Write out again, word for word, the lines below from the line that holds "Clone this chart in Altair." through the line that holds "regions = list(range(1, 84))", omitting pictures.

> [MATERIAL FOR THE TASK]:
◆ ◆ ◆ ◆ ◆
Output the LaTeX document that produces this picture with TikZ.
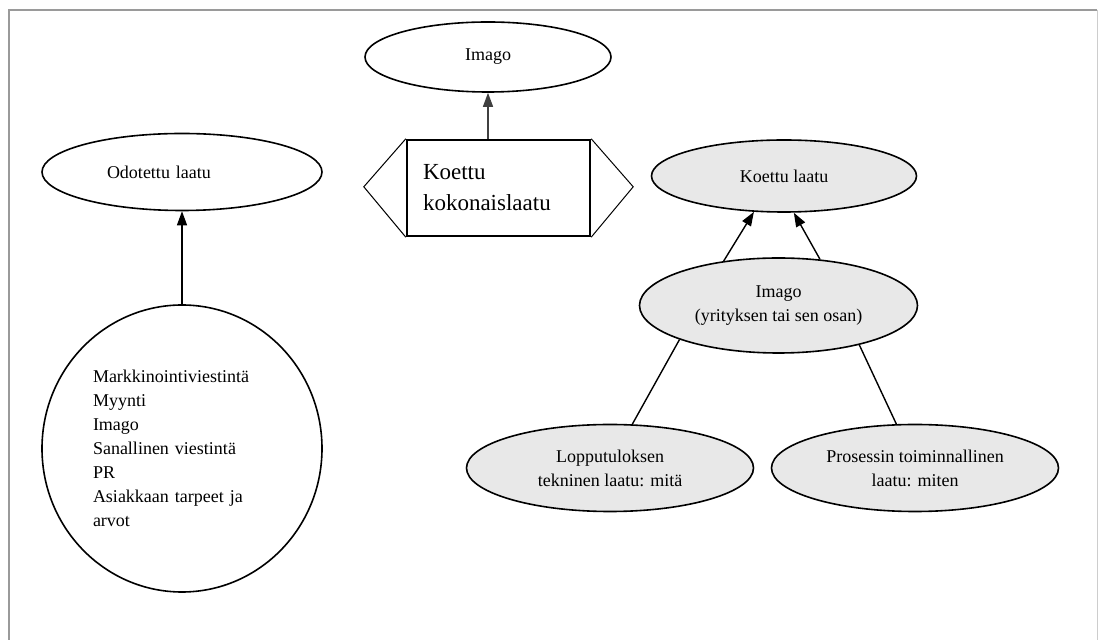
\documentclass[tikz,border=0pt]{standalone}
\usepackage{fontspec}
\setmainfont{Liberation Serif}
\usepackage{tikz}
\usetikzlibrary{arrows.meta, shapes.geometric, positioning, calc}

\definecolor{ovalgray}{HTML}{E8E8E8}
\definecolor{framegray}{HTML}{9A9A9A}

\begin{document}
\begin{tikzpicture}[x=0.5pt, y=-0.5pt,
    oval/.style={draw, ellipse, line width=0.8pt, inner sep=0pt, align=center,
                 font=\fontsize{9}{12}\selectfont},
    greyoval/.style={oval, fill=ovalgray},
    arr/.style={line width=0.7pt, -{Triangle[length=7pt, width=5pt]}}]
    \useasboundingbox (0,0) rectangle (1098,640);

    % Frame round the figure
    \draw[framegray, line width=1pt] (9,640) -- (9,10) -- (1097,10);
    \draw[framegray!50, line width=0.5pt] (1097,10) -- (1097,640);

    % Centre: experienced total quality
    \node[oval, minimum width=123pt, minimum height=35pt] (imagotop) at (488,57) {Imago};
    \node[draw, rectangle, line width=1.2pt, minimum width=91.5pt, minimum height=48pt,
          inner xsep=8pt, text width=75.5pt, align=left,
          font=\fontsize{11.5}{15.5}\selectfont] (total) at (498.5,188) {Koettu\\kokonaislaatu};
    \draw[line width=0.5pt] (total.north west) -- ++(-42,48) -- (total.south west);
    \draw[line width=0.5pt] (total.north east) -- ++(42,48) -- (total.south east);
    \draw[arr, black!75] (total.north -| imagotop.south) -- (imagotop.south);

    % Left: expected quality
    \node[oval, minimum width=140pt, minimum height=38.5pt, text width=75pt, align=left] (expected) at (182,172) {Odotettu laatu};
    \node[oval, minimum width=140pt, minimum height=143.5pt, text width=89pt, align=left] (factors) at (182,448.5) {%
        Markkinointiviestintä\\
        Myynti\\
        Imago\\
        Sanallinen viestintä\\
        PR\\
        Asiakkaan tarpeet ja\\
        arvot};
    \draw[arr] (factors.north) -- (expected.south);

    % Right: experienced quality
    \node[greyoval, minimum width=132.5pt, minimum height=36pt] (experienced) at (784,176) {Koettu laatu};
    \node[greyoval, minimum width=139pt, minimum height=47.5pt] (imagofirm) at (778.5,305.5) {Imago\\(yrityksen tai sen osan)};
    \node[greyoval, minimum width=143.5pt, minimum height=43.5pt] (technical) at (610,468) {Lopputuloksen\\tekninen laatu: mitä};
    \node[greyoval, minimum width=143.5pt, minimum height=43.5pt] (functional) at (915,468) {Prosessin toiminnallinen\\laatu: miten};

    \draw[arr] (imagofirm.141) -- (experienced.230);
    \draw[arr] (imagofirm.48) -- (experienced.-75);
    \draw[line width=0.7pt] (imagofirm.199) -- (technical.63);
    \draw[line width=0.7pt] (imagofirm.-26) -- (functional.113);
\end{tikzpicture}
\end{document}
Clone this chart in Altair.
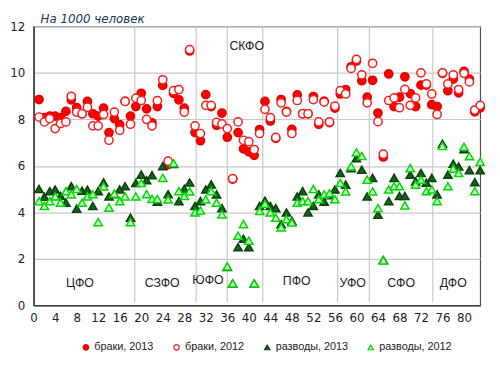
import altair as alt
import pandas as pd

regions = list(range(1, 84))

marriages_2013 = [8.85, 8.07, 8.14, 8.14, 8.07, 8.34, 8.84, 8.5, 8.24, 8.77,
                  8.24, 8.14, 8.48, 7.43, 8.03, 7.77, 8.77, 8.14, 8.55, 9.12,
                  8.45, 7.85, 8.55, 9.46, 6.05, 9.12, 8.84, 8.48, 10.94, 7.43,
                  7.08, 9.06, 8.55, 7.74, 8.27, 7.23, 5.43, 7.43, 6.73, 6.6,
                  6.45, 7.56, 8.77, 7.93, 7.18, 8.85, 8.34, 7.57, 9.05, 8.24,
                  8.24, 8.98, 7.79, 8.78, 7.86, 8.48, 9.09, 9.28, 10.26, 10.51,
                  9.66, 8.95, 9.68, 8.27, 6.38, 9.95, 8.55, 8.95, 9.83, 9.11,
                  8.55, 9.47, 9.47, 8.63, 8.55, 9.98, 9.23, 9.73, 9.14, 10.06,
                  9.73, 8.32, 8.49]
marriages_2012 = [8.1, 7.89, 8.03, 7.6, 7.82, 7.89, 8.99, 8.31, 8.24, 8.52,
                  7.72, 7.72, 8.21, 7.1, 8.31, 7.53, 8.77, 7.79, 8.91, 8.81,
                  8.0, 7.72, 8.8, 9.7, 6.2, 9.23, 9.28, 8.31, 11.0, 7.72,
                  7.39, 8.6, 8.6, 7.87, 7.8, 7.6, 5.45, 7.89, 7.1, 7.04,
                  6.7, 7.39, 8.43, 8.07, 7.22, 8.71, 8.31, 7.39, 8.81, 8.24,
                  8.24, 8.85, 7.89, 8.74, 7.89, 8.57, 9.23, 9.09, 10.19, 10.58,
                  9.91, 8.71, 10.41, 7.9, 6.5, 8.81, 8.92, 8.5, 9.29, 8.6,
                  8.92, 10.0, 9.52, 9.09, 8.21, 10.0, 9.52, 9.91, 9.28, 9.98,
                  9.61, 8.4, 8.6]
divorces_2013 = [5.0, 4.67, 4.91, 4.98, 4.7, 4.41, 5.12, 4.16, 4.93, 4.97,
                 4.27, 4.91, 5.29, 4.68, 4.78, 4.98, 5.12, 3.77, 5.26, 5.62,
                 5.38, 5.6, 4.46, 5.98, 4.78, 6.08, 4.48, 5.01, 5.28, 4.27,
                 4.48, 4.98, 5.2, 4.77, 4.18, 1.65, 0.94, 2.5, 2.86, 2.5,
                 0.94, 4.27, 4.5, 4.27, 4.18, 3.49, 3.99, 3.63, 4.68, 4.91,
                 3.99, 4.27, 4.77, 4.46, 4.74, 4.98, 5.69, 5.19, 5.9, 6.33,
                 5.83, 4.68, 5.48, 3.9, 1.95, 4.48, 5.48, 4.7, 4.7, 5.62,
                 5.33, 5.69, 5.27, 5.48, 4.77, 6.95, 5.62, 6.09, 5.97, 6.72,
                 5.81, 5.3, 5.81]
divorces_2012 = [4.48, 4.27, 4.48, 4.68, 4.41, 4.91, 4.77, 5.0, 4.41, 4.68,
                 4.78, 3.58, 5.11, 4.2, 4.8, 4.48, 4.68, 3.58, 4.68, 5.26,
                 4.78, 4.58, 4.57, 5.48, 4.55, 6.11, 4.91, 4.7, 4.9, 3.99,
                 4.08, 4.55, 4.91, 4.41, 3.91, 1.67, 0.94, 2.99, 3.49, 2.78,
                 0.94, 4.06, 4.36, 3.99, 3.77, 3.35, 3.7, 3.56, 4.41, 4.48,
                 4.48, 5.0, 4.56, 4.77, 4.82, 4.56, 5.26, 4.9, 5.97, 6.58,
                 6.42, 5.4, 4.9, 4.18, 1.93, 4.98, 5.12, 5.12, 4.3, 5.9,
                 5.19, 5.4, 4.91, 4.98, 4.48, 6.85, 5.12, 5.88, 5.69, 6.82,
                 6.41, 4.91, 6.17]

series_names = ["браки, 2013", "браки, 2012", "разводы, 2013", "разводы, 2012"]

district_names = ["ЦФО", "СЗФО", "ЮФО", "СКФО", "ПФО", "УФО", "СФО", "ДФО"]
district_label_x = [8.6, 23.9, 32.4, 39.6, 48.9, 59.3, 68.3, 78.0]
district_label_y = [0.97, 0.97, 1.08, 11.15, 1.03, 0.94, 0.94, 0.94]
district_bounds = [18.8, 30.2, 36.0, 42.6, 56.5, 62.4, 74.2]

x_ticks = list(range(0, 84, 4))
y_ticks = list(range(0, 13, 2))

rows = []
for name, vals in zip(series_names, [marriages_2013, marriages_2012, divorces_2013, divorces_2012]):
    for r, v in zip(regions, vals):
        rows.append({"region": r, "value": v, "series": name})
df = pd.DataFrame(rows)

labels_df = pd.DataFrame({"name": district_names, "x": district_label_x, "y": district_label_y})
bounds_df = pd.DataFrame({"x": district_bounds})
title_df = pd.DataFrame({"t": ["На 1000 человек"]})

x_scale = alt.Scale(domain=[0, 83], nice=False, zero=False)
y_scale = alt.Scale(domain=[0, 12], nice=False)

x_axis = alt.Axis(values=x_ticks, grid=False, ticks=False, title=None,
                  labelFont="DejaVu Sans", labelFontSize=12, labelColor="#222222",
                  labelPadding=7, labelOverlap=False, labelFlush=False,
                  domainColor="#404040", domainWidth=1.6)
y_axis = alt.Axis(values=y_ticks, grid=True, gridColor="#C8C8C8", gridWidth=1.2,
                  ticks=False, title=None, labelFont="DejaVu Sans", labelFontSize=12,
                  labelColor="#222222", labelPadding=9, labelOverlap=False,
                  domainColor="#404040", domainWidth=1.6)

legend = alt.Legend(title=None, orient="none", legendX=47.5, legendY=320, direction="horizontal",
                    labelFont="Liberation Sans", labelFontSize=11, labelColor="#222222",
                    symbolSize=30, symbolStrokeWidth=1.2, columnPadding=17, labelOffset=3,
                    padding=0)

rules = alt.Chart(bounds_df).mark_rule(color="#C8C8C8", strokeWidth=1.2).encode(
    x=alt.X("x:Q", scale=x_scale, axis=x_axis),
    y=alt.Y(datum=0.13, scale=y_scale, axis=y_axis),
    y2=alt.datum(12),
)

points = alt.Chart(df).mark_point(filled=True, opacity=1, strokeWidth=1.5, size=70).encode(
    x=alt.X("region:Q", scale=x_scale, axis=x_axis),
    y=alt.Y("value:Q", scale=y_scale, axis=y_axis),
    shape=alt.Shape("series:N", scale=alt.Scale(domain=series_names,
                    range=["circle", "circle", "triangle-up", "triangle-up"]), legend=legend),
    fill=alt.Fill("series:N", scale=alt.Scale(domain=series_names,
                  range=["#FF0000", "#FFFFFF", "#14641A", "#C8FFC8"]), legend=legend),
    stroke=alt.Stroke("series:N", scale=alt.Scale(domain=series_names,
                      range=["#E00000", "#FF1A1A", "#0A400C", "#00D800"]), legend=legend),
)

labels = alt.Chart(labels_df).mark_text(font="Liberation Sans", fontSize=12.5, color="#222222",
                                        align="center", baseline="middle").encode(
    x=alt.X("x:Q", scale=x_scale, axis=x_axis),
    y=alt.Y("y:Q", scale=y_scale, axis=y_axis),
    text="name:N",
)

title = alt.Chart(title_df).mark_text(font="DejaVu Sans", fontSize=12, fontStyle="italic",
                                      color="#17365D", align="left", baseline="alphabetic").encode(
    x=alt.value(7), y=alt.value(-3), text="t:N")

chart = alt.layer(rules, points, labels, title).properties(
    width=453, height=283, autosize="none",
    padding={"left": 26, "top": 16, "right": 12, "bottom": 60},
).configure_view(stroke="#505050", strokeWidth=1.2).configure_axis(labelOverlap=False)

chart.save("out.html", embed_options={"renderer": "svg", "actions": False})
◆ ◆ ◆ ◆ ◆
> [FINISHED TASK]:
Clone this chart in Altair.
import altair as alt
import pandas as pd

regions = list(range(1, 84))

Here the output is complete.